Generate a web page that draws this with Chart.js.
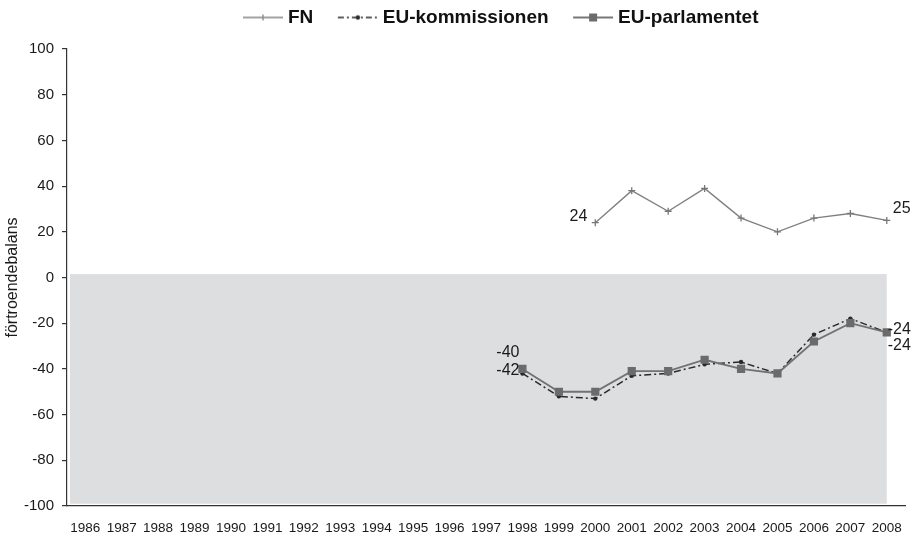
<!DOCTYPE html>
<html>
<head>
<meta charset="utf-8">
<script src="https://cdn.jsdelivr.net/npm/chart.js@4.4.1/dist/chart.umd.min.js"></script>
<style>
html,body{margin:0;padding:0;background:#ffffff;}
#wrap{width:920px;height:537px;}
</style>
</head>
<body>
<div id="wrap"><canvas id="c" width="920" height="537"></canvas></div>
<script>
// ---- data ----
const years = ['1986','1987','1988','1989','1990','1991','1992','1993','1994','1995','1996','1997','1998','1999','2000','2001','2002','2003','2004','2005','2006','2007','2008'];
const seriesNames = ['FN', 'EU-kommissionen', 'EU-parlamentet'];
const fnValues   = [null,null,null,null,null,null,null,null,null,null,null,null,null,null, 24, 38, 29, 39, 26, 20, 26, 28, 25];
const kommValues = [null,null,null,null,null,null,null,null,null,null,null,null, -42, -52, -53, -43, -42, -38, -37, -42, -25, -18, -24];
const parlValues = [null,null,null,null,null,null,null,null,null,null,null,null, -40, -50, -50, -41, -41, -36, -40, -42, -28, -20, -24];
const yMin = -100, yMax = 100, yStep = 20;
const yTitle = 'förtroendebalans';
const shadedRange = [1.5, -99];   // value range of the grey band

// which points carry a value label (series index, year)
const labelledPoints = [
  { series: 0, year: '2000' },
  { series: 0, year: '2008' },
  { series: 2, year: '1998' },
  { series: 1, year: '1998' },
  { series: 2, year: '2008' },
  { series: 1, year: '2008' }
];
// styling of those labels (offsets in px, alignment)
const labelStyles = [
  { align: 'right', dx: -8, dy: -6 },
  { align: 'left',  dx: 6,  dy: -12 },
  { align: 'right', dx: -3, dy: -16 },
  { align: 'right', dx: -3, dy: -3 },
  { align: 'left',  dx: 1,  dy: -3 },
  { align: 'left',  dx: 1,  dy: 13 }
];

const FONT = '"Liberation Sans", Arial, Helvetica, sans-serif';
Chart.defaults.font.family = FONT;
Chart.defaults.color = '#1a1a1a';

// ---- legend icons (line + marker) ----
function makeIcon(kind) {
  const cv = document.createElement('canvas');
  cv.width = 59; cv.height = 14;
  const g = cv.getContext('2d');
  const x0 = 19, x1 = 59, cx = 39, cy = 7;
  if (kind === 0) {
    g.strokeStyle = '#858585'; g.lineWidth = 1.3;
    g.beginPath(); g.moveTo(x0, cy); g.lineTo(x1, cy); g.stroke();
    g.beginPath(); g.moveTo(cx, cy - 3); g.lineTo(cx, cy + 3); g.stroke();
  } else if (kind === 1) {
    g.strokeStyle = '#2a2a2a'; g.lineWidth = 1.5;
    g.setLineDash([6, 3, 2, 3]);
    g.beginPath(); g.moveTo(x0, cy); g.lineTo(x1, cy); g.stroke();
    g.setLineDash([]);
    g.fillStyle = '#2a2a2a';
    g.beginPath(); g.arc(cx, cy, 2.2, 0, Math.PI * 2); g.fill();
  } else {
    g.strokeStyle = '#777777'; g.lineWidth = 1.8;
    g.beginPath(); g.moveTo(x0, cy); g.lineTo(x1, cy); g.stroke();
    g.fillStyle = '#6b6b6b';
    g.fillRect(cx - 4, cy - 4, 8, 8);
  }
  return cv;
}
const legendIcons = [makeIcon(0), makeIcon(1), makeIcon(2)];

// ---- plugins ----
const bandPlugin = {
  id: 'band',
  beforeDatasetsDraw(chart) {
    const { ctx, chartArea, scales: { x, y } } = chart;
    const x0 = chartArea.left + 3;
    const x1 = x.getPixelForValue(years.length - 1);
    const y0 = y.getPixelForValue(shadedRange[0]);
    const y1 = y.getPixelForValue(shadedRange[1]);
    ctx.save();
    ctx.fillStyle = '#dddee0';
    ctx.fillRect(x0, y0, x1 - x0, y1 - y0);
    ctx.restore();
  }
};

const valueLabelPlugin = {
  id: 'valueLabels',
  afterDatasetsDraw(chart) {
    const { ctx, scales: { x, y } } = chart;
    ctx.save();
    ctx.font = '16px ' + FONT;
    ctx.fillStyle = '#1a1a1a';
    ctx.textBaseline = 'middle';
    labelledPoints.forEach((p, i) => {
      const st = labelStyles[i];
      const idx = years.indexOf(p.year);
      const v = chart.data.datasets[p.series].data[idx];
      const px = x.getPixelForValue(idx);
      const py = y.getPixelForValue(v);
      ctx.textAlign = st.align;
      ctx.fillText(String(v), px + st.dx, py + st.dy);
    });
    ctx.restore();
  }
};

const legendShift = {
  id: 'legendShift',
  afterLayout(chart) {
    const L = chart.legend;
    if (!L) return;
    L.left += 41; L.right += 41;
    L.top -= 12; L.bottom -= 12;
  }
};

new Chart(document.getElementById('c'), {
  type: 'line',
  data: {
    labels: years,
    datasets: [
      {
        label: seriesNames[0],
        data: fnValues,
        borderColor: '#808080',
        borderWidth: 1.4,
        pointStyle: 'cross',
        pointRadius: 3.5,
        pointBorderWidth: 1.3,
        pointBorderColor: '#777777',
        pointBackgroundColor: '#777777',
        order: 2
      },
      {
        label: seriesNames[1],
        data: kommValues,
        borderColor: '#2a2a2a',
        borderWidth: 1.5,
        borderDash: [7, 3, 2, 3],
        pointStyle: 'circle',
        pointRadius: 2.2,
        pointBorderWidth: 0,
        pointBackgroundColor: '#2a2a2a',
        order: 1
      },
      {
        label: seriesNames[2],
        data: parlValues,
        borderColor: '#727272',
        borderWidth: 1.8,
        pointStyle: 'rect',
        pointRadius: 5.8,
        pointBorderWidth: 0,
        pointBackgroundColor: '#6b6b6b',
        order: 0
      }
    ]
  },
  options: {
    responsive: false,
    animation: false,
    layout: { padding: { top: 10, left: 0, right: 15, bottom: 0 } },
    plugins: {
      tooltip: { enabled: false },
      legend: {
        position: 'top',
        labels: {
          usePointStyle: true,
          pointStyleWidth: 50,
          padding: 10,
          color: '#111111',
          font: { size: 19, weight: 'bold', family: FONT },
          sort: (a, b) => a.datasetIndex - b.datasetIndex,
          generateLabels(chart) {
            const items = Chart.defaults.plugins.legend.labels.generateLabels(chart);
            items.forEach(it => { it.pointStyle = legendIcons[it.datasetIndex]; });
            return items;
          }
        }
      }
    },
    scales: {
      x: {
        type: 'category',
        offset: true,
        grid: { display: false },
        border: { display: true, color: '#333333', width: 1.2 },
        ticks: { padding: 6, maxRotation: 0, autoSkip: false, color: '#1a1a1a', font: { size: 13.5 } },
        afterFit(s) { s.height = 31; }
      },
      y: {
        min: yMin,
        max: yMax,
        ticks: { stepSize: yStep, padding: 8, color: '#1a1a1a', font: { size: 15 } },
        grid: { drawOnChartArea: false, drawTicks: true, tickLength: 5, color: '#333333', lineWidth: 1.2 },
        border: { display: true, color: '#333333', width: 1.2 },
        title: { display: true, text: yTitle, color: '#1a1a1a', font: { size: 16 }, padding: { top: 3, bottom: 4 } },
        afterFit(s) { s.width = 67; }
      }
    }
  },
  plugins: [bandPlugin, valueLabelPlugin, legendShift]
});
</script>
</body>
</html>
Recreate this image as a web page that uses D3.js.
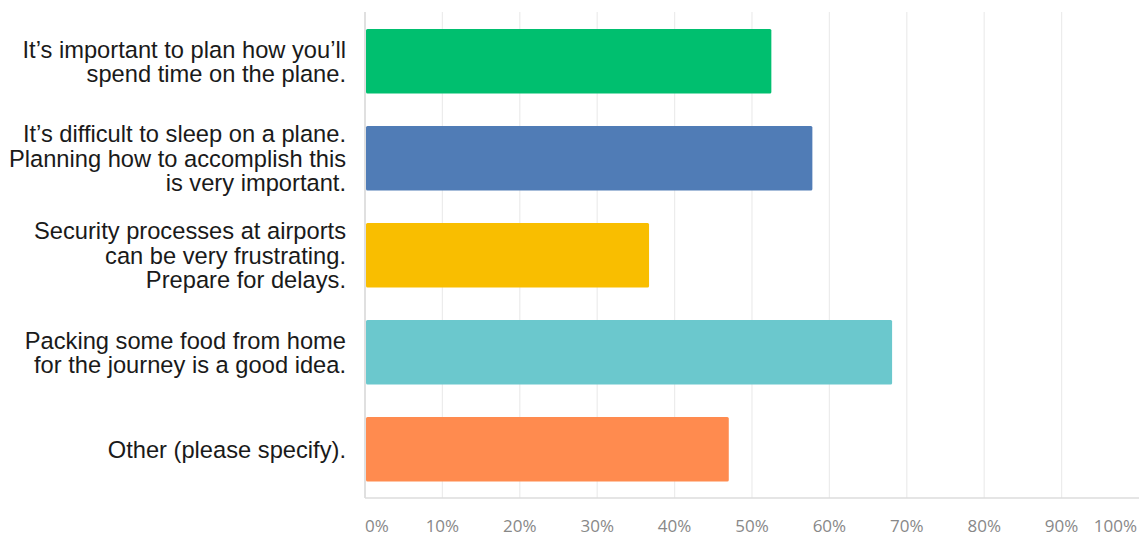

—————

SET TASK: Word for word, quote the full listing, omitting every picture.

COMPLETED TASK:
Generate a web page that draws this with Chart.js.
<!DOCTYPE html>
<html>
<head>
<meta charset="utf-8">
<script src="https://cdn.jsdelivr.net/npm/chart.js@4.4.1/dist/chart.umd.min.js"></script>
<style>
html,body{margin:0;padding:0;background:#ffffff;}
#wrap{width:920px;height:537px;}
</style>
</head>
<body>
<div id="wrap"><canvas id="c" width="920" height="537"></canvas></div>
<script>
// ---- data ----
const years = ['1986','1987','1988','1989','1990','1991','1992','1993','1994','1995','1996','1997','1998','1999','2000','2001','2002','2003','2004','2005','2006','2007','2008'];
const seriesNames = ['FN', 'EU-kommissionen', 'EU-parlamentet'];
const fnValues   = [null,null,null,null,null,null,null,null,null,null,null,null,null,null, 24, 38, 29, 39, 26, 20, 26, 28, 25];
const kommValues = [null,null,null,null,null,null,null,null,null,null,null,null, -42, -52, -53, -43, -42, -38, -37, -42, -25, -18, -24];
const parlValues = [null,null,null,null,null,null,null,null,null,null,null,null, -40, -50, -50, -41, -41, -36, -40, -42, -28, -20, -24];
const yMin = -100, yMax = 100, yStep = 20;
const yTitle = 'förtroendebalans';
const shadedRange = [1.5, -99];   // value range of the grey band

// which points carry a value label (series index, year)
const labelledPoints = [
  { series: 0, year: '2000' },
  { series: 0, year: '2008' },
  { series: 2, year: '1998' },
  { series: 1, year: '1998' },
  { series: 2, year: '2008' },
  { series: 1, year: '2008' }
];
// styling of those labels (offsets in px, alignment)
const labelStyles = [
  { align: 'right', dx: -8, dy: -6 },
  { align: 'left',  dx: 6,  dy: -12 },
  { align: 'right', dx: -3, dy: -16 },
  { align: 'right', dx: -3, dy: -3 },
  { align: 'left',  dx: 1,  dy: -3 },
  { align: 'left',  dx: 1,  dy: 13 }
];

const FONT = '"Liberation Sans", Arial, Helvetica, sans-serif';
Chart.defaults.font.family = FONT;
Chart.defaults.color = '#1a1a1a';

// ---- legend icons (line + marker) ----
function makeIcon(kind) {
  const cv = document.createElement('canvas');
  cv.width = 59; cv.height = 14;
  const g = cv.getContext('2d');
  const x0 = 19, x1 = 59, cx = 39, cy = 7;
  if (kind === 0) {
    g.strokeStyle = '#858585'; g.lineWidth = 1.3;
    g.beginPath(); g.moveTo(x0, cy); g.lineTo(x1, cy); g.stroke();
    g.beginPath(); g.moveTo(cx, cy - 3); g.lineTo(cx, cy + 3); g.stroke();
  } else if (kind === 1) {
    g.strokeStyle = '#2a2a2a'; g.lineWidth = 1.5;
    g.setLineDash([6, 3, 2, 3]);
    g.beginPath(); g.moveTo(x0, cy); g.lineTo(x1, cy); g.stroke();
    g.setLineDash([]);
    g.fillStyle = '#2a2a2a';
    g.beginPath(); g.arc(cx, cy, 2.2, 0, Math.PI * 2); g.fill();
  } else {
    g.strokeStyle = '#777777'; g.lineWidth = 1.8;
    g.beginPath(); g.moveTo(x0, cy); g.lineTo(x1, cy); g.stroke();
    g.fillStyle = '#6b6b6b';
    g.fillRect(cx - 4, cy - 4, 8, 8);
  }
  return cv;
}
const legendIcons = [makeIcon(0), makeIcon(1), makeIcon(2)];

// ---- plugins ----
const bandPlugin = {
  id: 'band',
  beforeDatasetsDraw(chart) {
    const { ctx, chartArea, scales: { x, y } } = chart;
    const x0 = chartArea.left + 3;
    const x1 = x.getPixelForValue(years.length - 1);
    const y0 = y.getPixelForValue(shadedRange[0]);
    const y1 = y.getPixelForValue(shadedRange[1]);
    ctx.save();
    ctx.fillStyle = '#dddee0';
    ctx.fillRect(x0, y0, x1 - x0, y1 - y0);
    ctx.restore();
  }
};

const valueLabelPlugin = {
  id: 'valueLabels',
  afterDatasetsDraw(chart) {
    const { ctx, scales: { x, y } } = chart;
    ctx.save();
    ctx.font = '16px ' + FONT;
    ctx.fillStyle = '#1a1a1a';
    ctx.textBaseline = 'middle';
    labelledPoints.forEach((p, i) => {
      const st = labelStyles[i];
      const idx = years.indexOf(p.year);
      const v = chart.data.datasets[p.series].data[idx];
      const px = x.getPixelForValue(idx);
      const py = y.getPixelForValue(v);
      ctx.textAlign = st.align;
      ctx.fillText(String(v), px + st.dx, py + st.dy);
    });
    ctx.restore();
  }
};

const legendShift = {
  id: 'legendShift',
  afterLayout(chart) {
    const L = chart.legend;
    if (!L) return;
    L.left += 41; L.right += 41;
    L.top -= 12; L.bottom -= 12;
  }
};

new Chart(document.getElementById('c'), {
  type: 'line',
  data: {
    labels: years,
    datasets: [
      {
        label: seriesNames[0],
        data: fnValues,
        borderColor: '#808080',
        borderWidth: 1.4,
        pointStyle: 'cross',
        pointRadius: 3.5,
        pointBorderWidth: 1.3,
        pointBorderColor: '#777777',
        pointBackgroundColor: '#777777',
        order: 2
      },
      {
        label: seriesNames[1],
        data: kommValues,
        borderColor: '#2a2a2a',
        borderWidth: 1.5,
        borderDash: [7, 3, 2, 3],
        pointStyle: 'circle',
        pointRadius: 2.2,
        pointBorderWidth: 0,
        pointBackgroundColor: '#2a2a2a',
        order: 1
      },
      {
        label: seriesNames[2],
        data: parlValues,
        borderColor: '#727272',
        borderWidth: 1.8,
        pointStyle: 'rect',
        pointRadius: 5.8,
        pointBorderWidth: 0,
        pointBackgroundColor: '#6b6b6b',
        order: 0
      }
    ]
  },
  options: {
    responsive: false,
    animation: false,
    layout: { padding: { top: 10, left: 0, right: 15, bottom: 0 } },
    plugins: {
      tooltip: { enabled: false },
      legend: {
        position: 'top',
        labels: {
          usePointStyle: true,
          pointStyleWidth: 50,
          padding: 10,
          color: '#111111',
          font: { size: 19, weight: 'bold', family: FONT },
          sort: (a, b) => a.datasetIndex - b.datasetIndex,
          generateLabels(chart) {
            const items = Chart.defaults.plugins.legend.labels.generateLabels(chart);
            items.forEach(it => { it.pointStyle = legendIcons[it.datasetIndex]; });
            return items;
          }
        }
      }
    },
    scales: {
      x: {
        type: 'category',
        offset: true,
        grid: { display: false },
        border: { display: true, color: '#333333', width: 1.2 },
        ticks: { padding: 6, maxRotation: 0, autoSkip: false, color: '#1a1a1a', font: { size: 13.5 } },
        afterFit(s) { s.height = 31; }
      },
      y: {
        min: yMin,
        max: yMax,
        ticks: { stepSize: yStep, padding: 8, color: '#1a1a1a', font: { size: 15 } },
        grid: { drawOnChartArea: false, drawTicks: true, tickLength: 5, color: '#333333', lineWidth: 1.2 },
        border: { display: true, color: '#333333', width: 1.2 },
        title: { display: true, text: yTitle, color: '#1a1a1a', font: { size: 16 }, padding: { top: 3, bottom: 4 } },
        afterFit(s) { s.width = 67; }
      }
    }
  },
  plugins: [bandPlugin, valueLabelPlugin, legendShift]
});
</script>
</body>
</html>
Recreate this image as a web page that uses D3.js.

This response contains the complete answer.